[ROWS]:

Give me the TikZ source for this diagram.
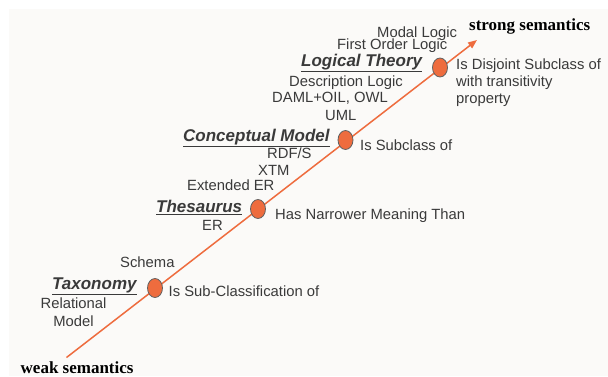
\documentclass[tikz,border=0pt]{standalone}
\usepackage{fontspec}
\setmainfont{Liberation Sans}
\newfontfamily\timesfont{Liberation Serif}
\usetikzlibrary{arrows.meta,positioning,shapes.geometric}
\definecolor{sorange}{HTML}{EE6C3E}
\definecolor{sink}{HTML}{3A3A3A}
\definecolor{spaper}{HTML}{FBFAF8}

\begin{document}
\begin{tikzpicture}[x=1pt,y=-1pt,>={Triangle[length=9pt,width=7pt]},
  lbl/.style={text=sink,inner sep=0pt,font=\fontsize{14.8}{17}\selectfont},
  level/.style={text=sink,inner sep=0pt,font=\fontsize{17}{19}\selectfont\bfseries\itshape},
  pole/.style={text=black,inner sep=0pt,font=\fontsize{17}{19}\selectfont\timesfont\bfseries},
  dot/.style={ellipse,draw=sink!80,fill=sorange,line width=0.8pt,
    minimum width=15pt,minimum height=19pt,inner sep=0pt}]
\useasboundingbox (0,0) rectangle (608,376);
\fill[spaper] (9,9) rectangle (608,376);

% ---- the semantics axis ----
\coordinate (weak) at (66.5,357.5);
\coordinate (strong) at (477,40);
\draw[sorange,line width=1.5pt,->] (weak) -- (strong);
\node[pole,anchor=base west] (weaklbl) at (20.5,373) {weak semantics};
\node[pole,anchor=base west] (stronglbl) at (469,30) {strong semantics};

% ---- levels on the axis ----
\node[dot] (taxdot) at (155,288) {};
\node[dot] (thesdot) at (258,209) {};
\node[dot] (concdot) at (345.5,140) {};
\node[dot] (logdot) at (440,67.5) {};

% taxonomy
\node[level,anchor=base west] (tax) at (52,289) {\underline{Taxonomy}};
\node[lbl,anchor=base west] (schema) at (120,267) {Schema};
\node[lbl,anchor=base,align=center,font=\fontsize{14.8}{18}\selectfont] (relmodel) at (73.5,326) {Relational\\Model};
\node[lbl,anchor=base west] (taxrel) at (168.5,296) {Is Sub-Classification of};

% thesaurus
\node[level,anchor=base west] (thes) at (156,212.7) {\underline{Thesaurus}};
\node[lbl,anchor=base west] (er) at (202,230) {ER};
\node[lbl,anchor=base west] (exter) at (187,190) {Extended ER};
\node[lbl,anchor=base west] (thesrel) at (275,219.3) {Has Narrower Meaning Than};

% conceptual model
\node[level,anchor=base west] (conc) at (183,141) {\underline{Conceptual Model}};
\node[lbl,anchor=base west] (xtm) at (258,175) {XTM};
\node[lbl,anchor=base west] (rdfs) at (267,158.7) {RDF/S};
\node[lbl,anchor=base west] (uml) at (325,120) {UML};
\node[lbl,anchor=base west] (concrel) at (360,150.7) {Is Subclass of};

% logical theory
\node[level,anchor=base west] (logth) at (301,66.7) {\underline{Logical Theory}};
\node[lbl,anchor=base west] (daml) at (272,102.7) {DAML+OIL, OWL};
\node[lbl,anchor=base west] (desc) at (289,86) {Description Logic};
\node[lbl,anchor=base west] (fol) at (337,49.3) {First Order Logic};
\node[lbl,anchor=base west] (modal) at (377,37.7) {Modal Logic};
\node[lbl,anchor=base west,align=left] (logrel) at (456,103.3)
  {Is Disjoint Subclass of\\with transitivity\\property};
\end{tikzpicture}
\end{document}
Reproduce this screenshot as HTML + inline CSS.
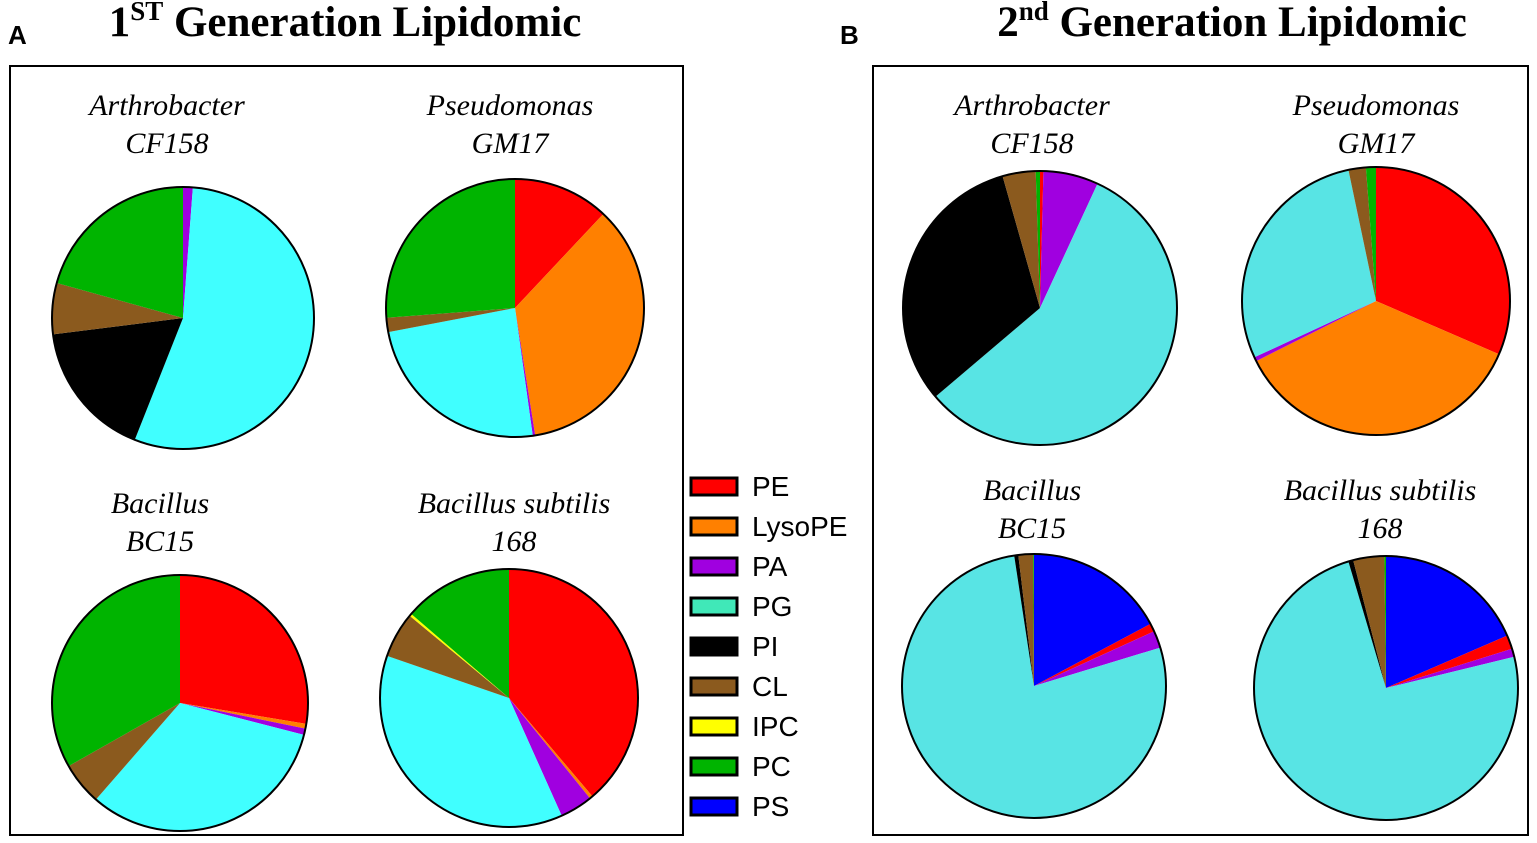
<!DOCTYPE html>
<html><head><meta charset="utf-8"><style>
html,body{margin:0;padding:0;background:#fff}
svg{display:block}
.t{font-family:"Liberation Serif",serif;font-weight:bold;font-size:43px}
.l{font-family:"Liberation Serif",serif;font-style:italic;font-size:30px}
.lg{font-family:"Liberation Sans",sans-serif;font-size:28px}
</style></head><body>
<svg id="c" width="1537" height="843" xmlns="http://www.w3.org/2000/svg">
<text x="8" y="44" font-family="Liberation Sans,sans-serif" font-weight="bold" font-size="26">A</text>
<text x="840" y="44" font-family="Liberation Sans,sans-serif" font-weight="bold" font-size="26">B</text>
<text class="t" x="345" y="36" text-anchor="middle">1<tspan font-size="27" dy="-16">ST</tspan><tspan dy="16"> Generation Lipidomic</tspan></text>
<text class="t" x="1232" y="36" text-anchor="middle">2<tspan font-size="27" dy="-16">nd</tspan><tspan dy="16"> Generation Lipidomic</tspan></text>
<rect x="10" y="66" width="673" height="769" fill="none" stroke="#000" stroke-width="2"/>
<rect x="873" y="66" width="655" height="769" fill="none" stroke="#000" stroke-width="2"/>
<g id="pies"></g>
<g id="legend"></g>
</svg>
<script>
const legendNames = ["PE","LysoPE","PA","PG","PI","CL","IPC","PC","PS"];
const pieTitles = [["Arthrobacter","CF158"],["Pseudomonas","GM17"],["Bacillus","BC15"],["Bacillus subtilis","168"],["Arthrobacter","CF158"],["Pseudomonas","GM17"],["Bacillus","BC15"],["Bacillus subtilis","168"]];
// slice order clockwise from 12 o'clock and values (%)
const orderA = ["PE","LysoPE","PA","PG","PI","CL","IPC","PC","PS"];
const orderB = ["PS","PE","LysoPE","PA","PG","PI","CL","IPC","PC"];
const valsA1 = [0,0,1.2,54.8,17,6.3,0,20.7,0];
const valsA2 = [12,35.5,0.3,24.2,0,1.8,0,26.2,0];
const valsA3 = [27.6,0.6,0.8,32.4,0,5.4,0,33.2,0];
const valsA4 = [38.8,0.4,4.1,37,0,5.7,0.3,13.7,0];
const valsB1 = [0.4,0,6.5,56.9,31.8,3.9,0,0.5,0];
const valsB2 = [31.5,36.1,0.5,28.6,0,2.1,0,1.2,0];
const valsB3 = [17.2,1,0,2.1,77.3,0.5,1.8,0,0.1];
const valsB4 = [18.5,1.7,0,1,74.2,0.6,3.8,0,0.2];
const pieData = [valsA1,valsA2,valsA3,valsA4,valsB1,valsB2,valsB3,valsB4];
const pieOrders = [orderA,orderA,orderA,orderA,orderA,orderA,orderB,orderB];
const geo = [[183,318,131,167,105],[515,308,129,510,105],[180,703,128,160,503],[509,698,129,514,503],[1040,308,137,1032,105],[1376,301,134,1376,105],[1034,686,132,1032,490],[1386,688,132,1380,490]];
const colA = {PE:"#ff0000",LysoPE:"#ff8000",PA:"#a000e0",PG:"#40ffff",PI:"#000000",CL:"#8b5a1e",IPC:"#ffff00",PC:"#00b400",PS:"#0000ff"};
const colB = Object.assign({},colA,{PG:"#58e4e4"});
const legCol = Object.assign({},colA,{PG:"#40e8b8"});
const NS="http://www.w3.org/2000/svg";
const pies=document.getElementById('pies');
function pt(cx,cy,r,f){const a=f*2*Math.PI;return [cx+r*Math.sin(a),cy-r*Math.cos(a)];}
pieData.forEach((vals,i)=>{
  const [cx,cy,r,tx,ty]=geo[i];const cols=i<4?colA:colB;
  const g=document.createElementNS(NS,'g');
  
  
  const tot=vals.reduce((s,v)=>s+v,0);let acc=0;
  vals.forEach((v,j)=>{
    if(v<=0)return;
    const f0=acc/tot,f1=(acc+v)/tot;acc+=v;
    const p0=pt(cx,cy,r,f0),p1=pt(cx,cy,r,f1);
    const p=document.createElementNS(NS,'path');
    p.setAttribute('d',`M${cx},${cy}L${p0[0]},${p0[1]}A${r},${r} 0 ${f1-f0>0.5?1:0} 1 ${p1[0]},${p1[1]}Z`);
    p.setAttribute('fill',cols[pieOrders[i][j]]);
    
    
    g.appendChild(p);
  });
  const c=document.createElementNS(NS,'circle');
  c.setAttribute('cx',cx);c.setAttribute('cy',cy);c.setAttribute('r',r);
  c.setAttribute('fill','none');c.setAttribute('stroke','#000');c.setAttribute('stroke-width','2');
  
  
  g.appendChild(c);
  pieTitles[i].forEach((s,k)=>{
    const t=document.createElementNS(NS,'text');
    t.setAttribute('x',tx);t.setAttribute('y',ty+k*38+10);t.setAttribute('class','l');t.setAttribute('text-anchor','middle');
    t.textContent=s;
    
    
    g.appendChild(t);
  });
  pies.appendChild(g);
});
const leg=document.getElementById('legend');
legendNames.forEach((n,i)=>{
  const y=478+i*40;
  const r=document.createElementNS(NS,'rect');
  r.setAttribute('x',691);r.setAttribute('y',y);r.setAttribute('width',46);r.setAttribute('height',17);
  r.setAttribute('fill',legCol[n]);r.setAttribute('stroke','#000');r.setAttribute('stroke-width','3');
  
  
  leg.appendChild(r);
  const t=document.createElementNS(NS,'text');
  t.setAttribute('x',752);t.setAttribute('y',y+18);t.setAttribute('class','lg');t.textContent=n;
  
  
  leg.appendChild(t);
});
</script>
</body></html>
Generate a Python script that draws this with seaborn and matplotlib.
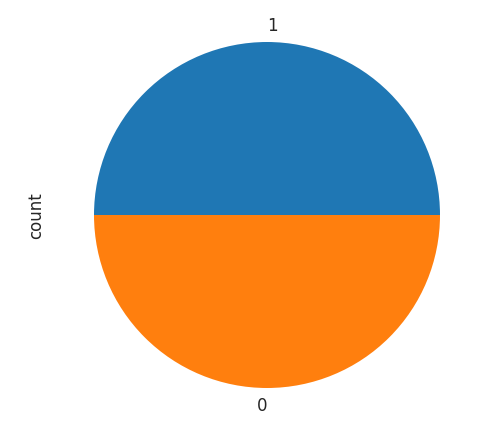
import matplotlib
matplotlib.use("Agg")
import matplotlib.pyplot as plt
import seaborn as sns

categories = ["1", "0"]
counts = [50, 50]

sns.set_style("white")
colors = sns.color_palette("tab10", 2)

fig = plt.figure(figsize=(4.8, 4.31), dpi=100)
r = 173
cx, cy = 267, 431 - 216
half = 1.25 * r
ax = fig.add_axes([(cx - half) / 480, (cy - half) / 431, 2 * half / 480, 2 * half / 431])
wedges, texts = ax.pie(counts, labels=categories, colors=colors,
                       textprops={"fontsize": 12},
                       wedgeprops={"linewidth": 0})
texts[0].set_ha("left")
texts[1].set_ha("right")
ax.set_ylabel("count", fontsize=12)
fig.savefig("out.png", dpi=100)
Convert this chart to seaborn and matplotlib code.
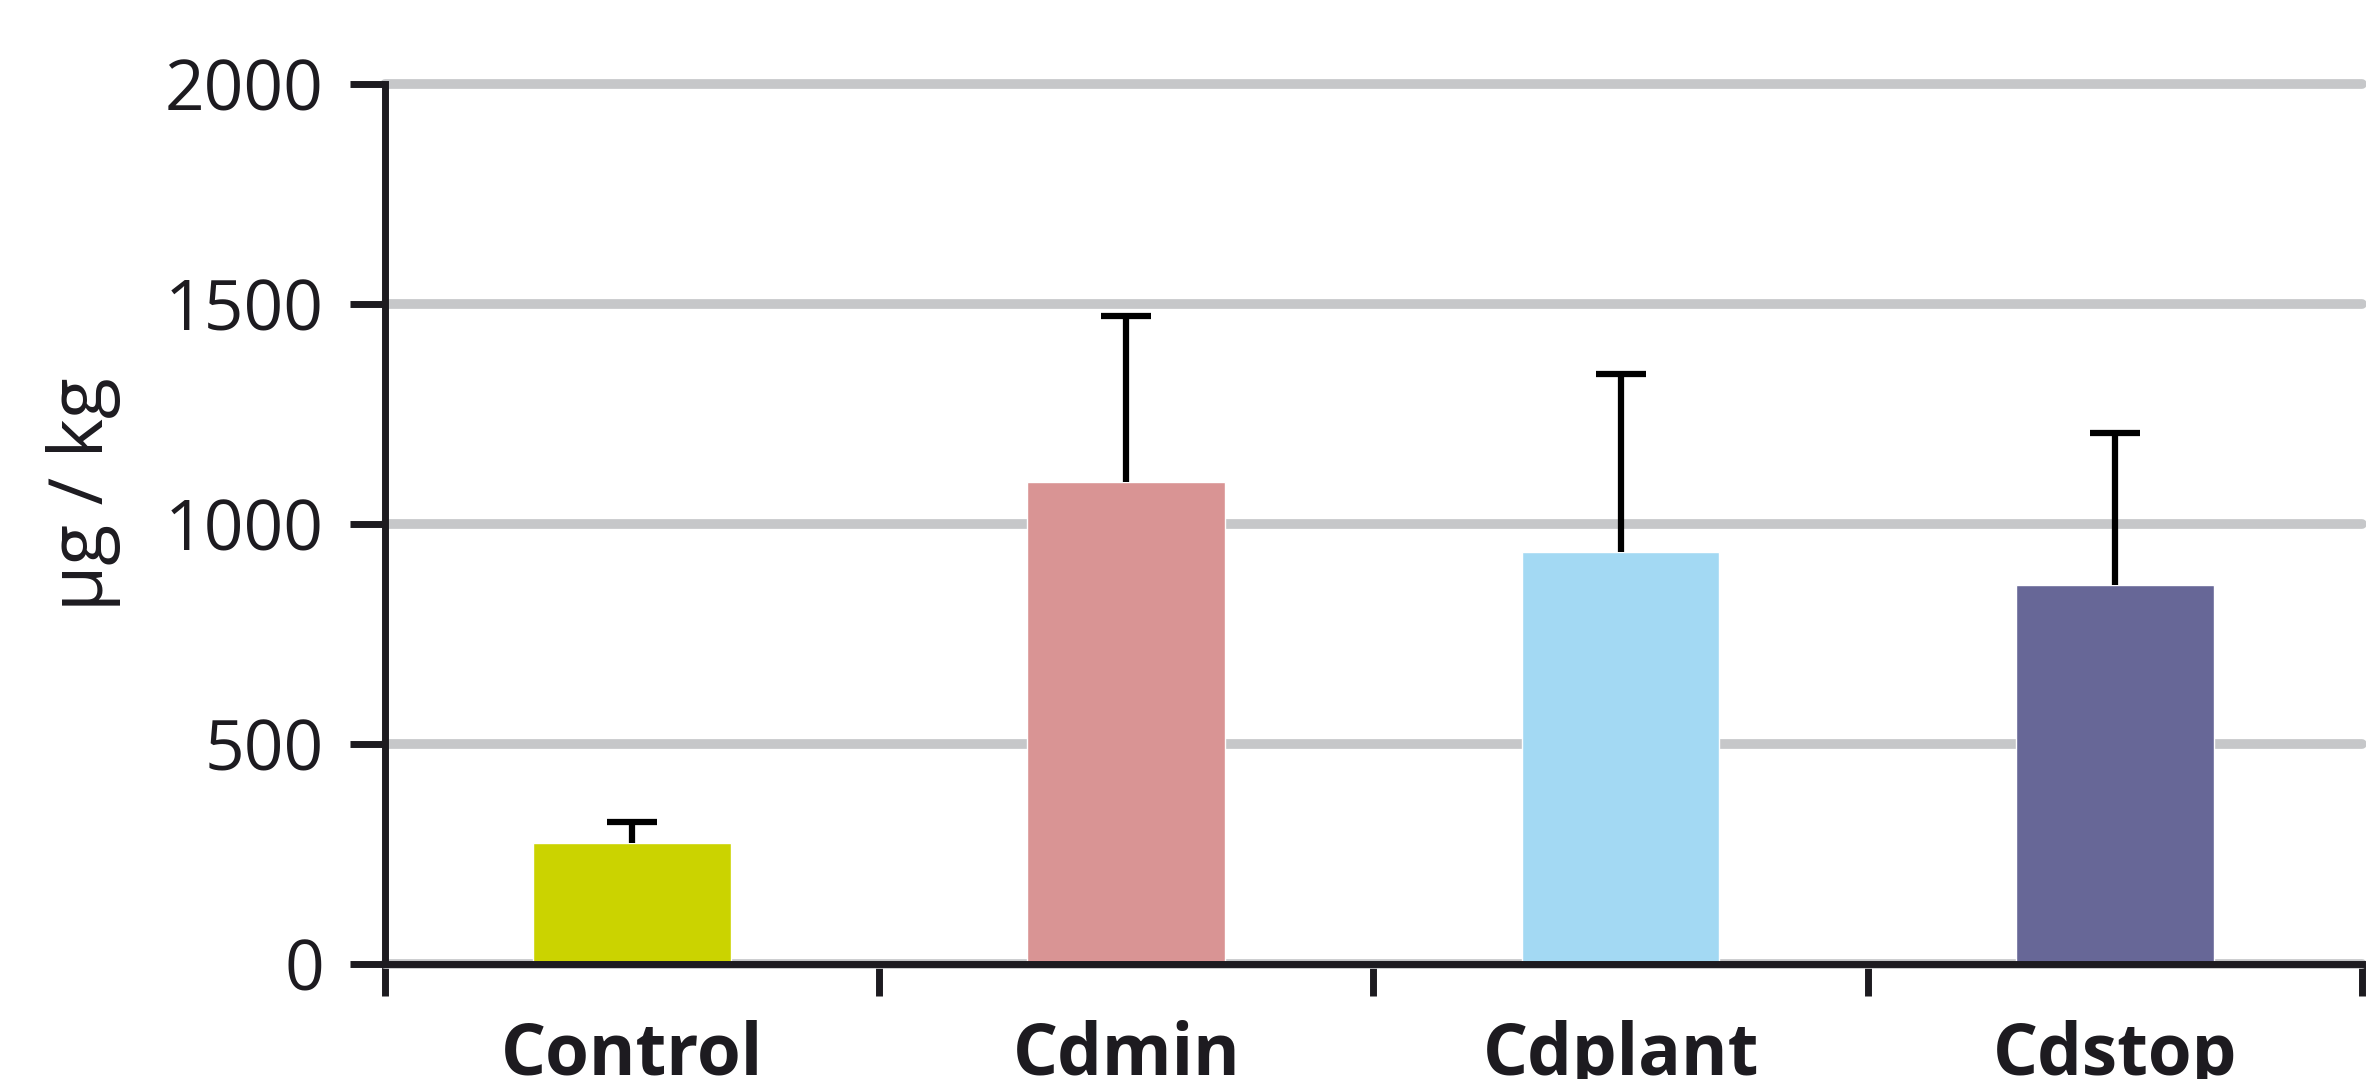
import matplotlib
matplotlib.use("Agg")
import numpy as np
import pandas as pd
import matplotlib.pyplot as plt
import seaborn as sns

# --- data ---
groups = ["Control", "Cdmin", "Cdplant", "Cdstop"]
means = [275, 1095, 937, 862]
upper_err = [47, 378, 405, 345]
bar_colors = ["#CBD300", "#D99494", "#A3D9F3", "#676797"]
y_ticks = [0, 500, 1000, 1500, 2000]

df = pd.DataFrame({"group": groups, "value": means})

sns.set_theme(style="white")
plt.rcParams["font.family"] = ["Open Sans", "DejaVu Sans"]

fig = plt.figure(figsize=(23.66, 10.79), dpi=100)
ax = fig.add_axes([0.1627, 0.1066, 0.8356, 0.8151])

sns.barplot(data=df, x="group", y="value", hue="group", palette=bar_colors,
            width=0.4, saturation=1, legend=False, ax=ax, zorder=3)

# error bars: upper side only
x_pos = np.arange(len(groups))
eb = ax.errorbar(x_pos, means, yerr=[np.zeros(len(means)), upper_err], fmt="none",
                 ecolor="black", elinewidth=4.5, capsize=18, capthick=4.5, zorder=4)
eb[1][0].set_visible(False)

ax.set_ylim(0, 2000)
ax.set_xlim(-0.5, len(groups) - 0.5)
ax.set_yticks(y_ticks)
ax.set_yticklabels([str(t) for t in y_ticks])

# ticks at the category boundaries, labels at the centres
ax.set_xticks(np.arange(len(groups) + 1) - 0.5)
ax.set_xticklabels([""] * (len(groups) + 1))
ax.set_xticks(x_pos, minor=True)
ax.set_xticklabels(groups, minor=True, fontsize=51, fontweight="bold", color="#1d1b20")
ax.tick_params(axis="x", which="major", length=23, width=5, color="#1d1b20", direction="out", bottom=True)
ax.tick_params(axis="x", which="minor", length=0, pad=40, bottom=True)
ax.tick_params(axis="y", length=25, width=5, color="#1d1b20", direction="out", pad=19,
               labelsize=50, labelcolor="#1d1b20", left=True)

ax.set_axisbelow(True)
ax.yaxis.grid(True, color="#C6C7C9", linewidth=7)
ax.xaxis.grid(False)
for gl in ax.get_ygridlines():
    gl.set_clip_on(False)

for side in ["top", "right"]:
    ax.spines[side].set_visible(False)
for side in ["left", "bottom"]:
    ax.spines[side].set_color("#1d1b20")
    ax.spines[side].set_linewidth(5)
    ax.spines[side].set_zorder(5)

ax.set_xlabel("")
ax.set_ylabel("µg / kg", fontsize=54, color="#1d1b20")
ax.yaxis.set_label_coords(-0.1335, 0.534)

fig.savefig("out.png", dpi=100)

[PROMPT]:
Without the pictures, write out exactly the lines from the one that has "Generate a Python" down to the one that has "width=0.4, saturation=1, legend=False, ax=ax, zorder=3)", both included.

[RESULT BELOW]:
Generate a Python script that draws this with seaborn and matplotlib.
import matplotlib
matplotlib.use("Agg")
import matplotlib.pyplot as plt
import seaborn as sns

categories = ["1", "0"]
counts = [50, 50]

sns.set_style("white")
colors = sns.color_palette("tab10", 2)

fig = plt.figure(figsize=(4.8, 4.31), dpi=100)
r = 173
cx, cy = 267, 431 - 216
half = 1.25 * r
ax = fig.add_axes([(cx - half) / 480, (cy - half) / 431, 2 * half / 480, 2 * half / 431])
wedges, texts = ax.pie(counts, labels=categories, colors=colors,
                       textprops={"fontsize": 12},
                       wedgeprops={"linewidth": 0})
texts[0].set_ha("left")
texts[1].set_ha("right")
ax.set_ylabel("count", fontsize=12)
fig.savefig("out.png", dpi=100)
Convert this chart to seaborn and matplotlib code.
import matplotlib
matplotlib.use("Agg")
import numpy as np
import pandas as pd
import matplotlib.pyplot as plt
import seaborn as sns

# --- data ---
groups = ["Control", "Cdmin", "Cdplant", "Cdstop"]
means = [275, 1095, 937, 862]
upper_err = [47, 378, 405, 345]
bar_colors = ["#CBD300", "#D99494", "#A3D9F3", "#676797"]
y_ticks = [0, 500, 1000, 1500, 2000]

df = pd.DataFrame({"group": groups, "value": means})

sns.set_theme(style="white")
plt.rcParams["font.family"] = ["Open Sans", "DejaVu Sans"]

fig = plt.figure(figsize=(23.66, 10.79), dpi=100)
ax = fig.add_axes([0.1627, 0.1066, 0.8356, 0.8151])

sns.barplot(data=df, x="group", y="value", hue="group", palette=bar_colors,
            width=0.4, saturation=1, legend=False, ax=ax, zorder=3)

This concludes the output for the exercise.